By punishing or reprimanding a person for contempt, the court … establishes the limits of acceptable behaviour and fixes the boundaries of dissent for others to follow. So the effect of individual trials … works as a tool ensuring long lasting social control.

Third, the effect of colonialism was not just territorial but also cultural and social subjugation. British policies were successful in achieving both direct and indirect obedience. Likewise, the law relating to criminal contempt by scandalizing the court results in both active and passive compliance. By punishing or reprimanding a person for contempt, the court not only punishes the person for her individual conduct but symbolically establishes the limits of acceptable behaviour and fixes the boundaries of dissent for others to follow. So the effect of individual trials is not isolated to the specific facts of a given case, but rather works as a tool ensuring long lasting social control. Such exercises of power, compelling active and passive compliance, follow the respective forms that Gramsci identifies of force and consent, authority and hegemony, violence and civilisation.19 Every conviction serves to create a habit or a belief system to be internalized by the society.

Media on the lawn of the Supreme Court of India, New Delhi (Prakash Singh, AFP).

The silence of international law regarding the offence of scandalizing the court does not mean the issue is peripheral to the discipline. It is deeply knit within the international system to preserve states’ judicial sovereignty. It is no accident that the question of compatibility of the offence of scandalizing the court with international human rights obligations has not been raised during the Universal Periodic Review process and in Human Rights Committee’s documents on India, despite questions being raised in the submissions made by civil society before the Committee, and in other documents. Under the indeterminate formulation of rights in treaties, silence of international bodies may be taken by states as a sign of compatibility and potential justification for laws such as the offence of scandalizing the court.

What then of the freedom to criticize? Depending on who wants to exercise them, freedoms guaranteed by the postcolonial liberal legal order may be a facade. Their guarantee is selective and it often becomes difficult to ascertain whether exceptions are part of the rule or the rule is the exception. The scope of free expression seems to be defined by the deferential application of its exceptions, and not vice versa.

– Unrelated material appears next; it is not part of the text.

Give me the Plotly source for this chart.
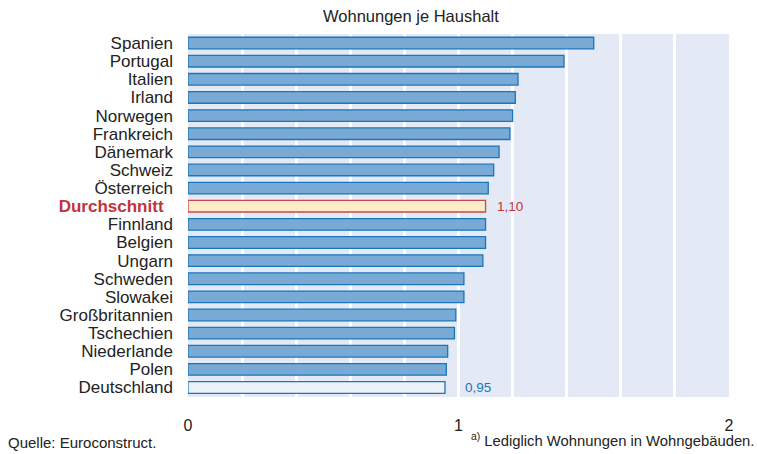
import plotly.graph_objects as go

countries = ["Spanien", "Portugal", "Italien", "Irland", "Norwegen", "Frankreich",
             "Dänemark", "Schweiz", "Österreich", "Durchschnitt", "Finnland", "Belgien",
             "Ungarn", "Schweden", "Slowakei", "Großbritannien", "Tschechien",
             "Niederlande", "Polen", "Deutschland"]
values = [1.50, 1.39, 1.22, 1.21, 1.20, 1.19, 1.15, 1.13, 1.11, 1.10, 1.10, 1.10,
          1.09, 1.02, 1.02, 0.99, 0.985, 0.96, 0.955, 0.95]
tick_vals = [0, 1, 2]
tick_text = ["0", "1", "2"]

BLUE_FILL = "#79aad5"
BLUE_LINE = "#1b75bb"
RED = "#c4323a"

fills, lines = [], []
for c in countries:
    if c == "Durchschnitt":
        fills.append("#fbedc8"); lines.append("#d0464c")
    elif c == "Deutschland":
        fills.append("#edf2f9"); lines.append(BLUE_LINE)
    else:
        fills.append(BLUE_FILL); lines.append(BLUE_LINE)

ticklabels = []
for c in countries:
    if c == "Durchschnitt":
        ticklabels.append(f"<b><span style='color:{RED}'>{c}</span></b>  ")
    else:
        ticklabels.append(c)

fig = go.Figure(go.Bar(
    x=values, y=countries, orientation="h",
    marker=dict(color=fills, line=dict(color=lines, width=1.3)),
    width=0.64, hoverinfo="skip",
))

fig.update_layout(
    width=757, height=454,
    margin=dict(l=188, r=28, t=34, b=57),
    paper_bgcolor="white", plot_bgcolor="#e3eaf5",
    font=dict(family="Liberation Sans, Arial, sans-serif", size=14, color="#222"),
    showlegend=False,
    xaxis=dict(range=[0, 2], tickvals=tick_vals, ticktext=tick_text,
               showgrid=True, gridcolor="white", gridwidth=3, zeroline=False,
               minor=dict(dtick=0.2, showgrid=True, gridcolor="white", gridwidth=3),
               ticks="", tickfont=dict(size=16), ticklabelstandoff=17, fixedrange=True),
    yaxis=dict(autorange="reversed", tickvals=countries, ticktext=ticklabels,
               showgrid=False, ticks="", ticklabelstandoff=14, tickfont=dict(size=17),
               fixedrange=True),
)

for c, v in zip(countries, values):
    if c == "Durchschnitt":
        fig.add_annotation(x=v, y=c, text="1,10", showarrow=False, xanchor="left",
                           xshift=9, font=dict(color=RED, size=13.5))
    if c == "Deutschland":
        fig.add_annotation(x=v, y=c, text="0,95", showarrow=False, xanchor="left",
                           xshift=18, font=dict(color="#1b75bb", size=13.5))

fig.add_annotation(xref="paper", yref="paper", x=(411 - 188) / 541, y=1, yshift=7,
                   yanchor="bottom", text="Wohnungen je Haushalt", showarrow=False,
                   font=dict(size=16.5))
fig.add_annotation(xref="paper", yref="paper", x=-188 / 541, xshift=6, y=0, yshift=-35,
                   xanchor="left", yanchor="top", text="Quelle: Euroconstruct.",
                   showarrow=False, font=dict(size=15))
fig.add_annotation(xref="paper", yref="paper", x=1 + 28 / 541, xshift=-1, y=0, yshift=-32,
                   xanchor="right", yanchor="top",
                   text="<sup>a)</sup> Lediglich Wohnungen in Wohngebäuden.",
                   showarrow=False, font=dict(size=14.8))

fig.write_html("out.html", config={"displayModeBar": False},
               post_script="document.body.style.margin='0';")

From a functional standpoint, it recurrently offers differential treatment to those who bow to and to those who resist political, legal and social institutions. That is how hegemony operates. It sustains oppression behind the facade of a formal system based on freedom, justice and rule of law. Those who dare to dissent are forced to play multiple games, to use the vocabulary of the mainstream to critique the mainstream under conditions laid by the mainstream. This is particularly true for postcolonial societies. The future of the Indian people was planned before India emerged as an independent nation and the charade of freedoms in the postcolonial state was plotted way before territorial independence was attained. The people were designed to be unfree, unaware of their revolutionary potential.


Haris Jamil is Assistant Professor at the Faculty of Law, University of Delhi. 

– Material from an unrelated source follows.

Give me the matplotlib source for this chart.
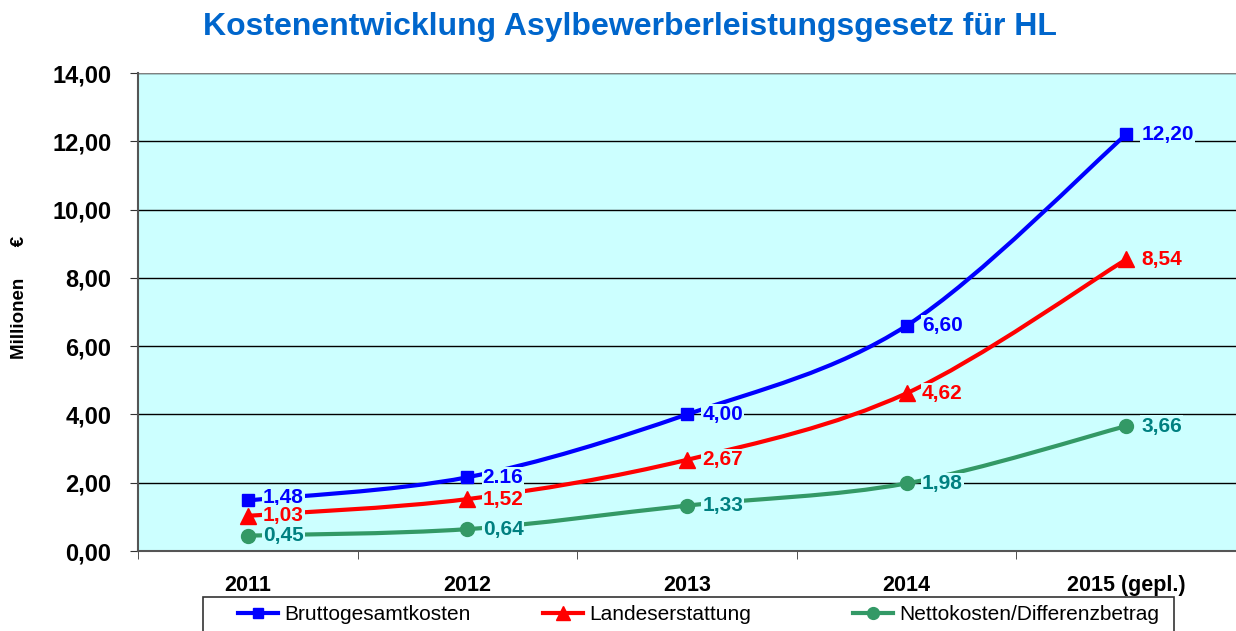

  1. The term ‘vulgar criticism’ is attributed to Karl Marx. He uses it in opposition to ‘true criticism’ of constitutions and laws, which does not merely imply contradictions as existing, ‘but explains them, grasps their essence and necessity’. Karl Marx, Critique of Hegel’s ‘Philosophy of Right’ (CUP, 1970) 92.
  2. Makau Mutua, Human Rights Standards: Hegemony, Law, and Politics (State University of New York, 2016) 12.
  3. Ibid.
  4. For an analysis of court judgments on scandalizing the court see Abhinav Chandrachud, Republic of Rhetoric: Free Speech and the Constitution of India (Penguin, 2017) 155-202; Gautam Bhatia, Offend, Shock, or Disturb (OUP, 2016) ch 9.
  5. For an analysis of judgments on contempt of court during colonial times in India, see Rajeev Dhavan, Contempt of Court and the Press (Tripathi, 1982) 41-51.
  6. Dhavan (1982) 49.
  7. Emphasis added.
  8. Partha Chatterjee, ‘Was there a Hegemonic Project of the Colonial State?’ in Dagner Engels and Shula Marks (eds.), Contesting Colonial Hegemony: State and Society in Africa and India (British Academic & St Martin, 1994); as reproduced in Diana Brydon (ed.), Postcolonialism: Critical Concepts in Literary and Cultural Studies, Vol IV (Routledge, 2000) 1519, at 1520.
  9. Law Commission of England and Wales, Contempt of Court: Scandalising the Court (2012).
  10. Ibid, para 93(2).
  11. Emphasis added.
  12. Emphasis added.
  13. Emphasis added.
  14. See also Het Ram Beniwal and Ors v Raghuveer Singh and Others, Supreme Court of India, 21 October 2016; cf Hari Singh Nagra and Ors v Kapil Sibal and Others, Supreme Court of India, 15 July 2010; PN Duda v P Shiv Shanker and Others, Supreme Court of India, 15 April 1988.
  15. Upendra Baxi, Marx, Law and Justice (Tripathi, 1993) fn 11.
  16. Rosa Luxemburg, The Russian Revolution (trans. Bertram Wolfe, Workers Age, 1940) chapter 6.
  17. Chatterjee (2000) 1522.
  18. Ashish Nandy, The Romance of the State and the Fate of Dissent in the Tropics (OUP, 2008) 8.
  19. Antonio Gramsci, Selections from the Prison Notebooks (International, 1971) 170.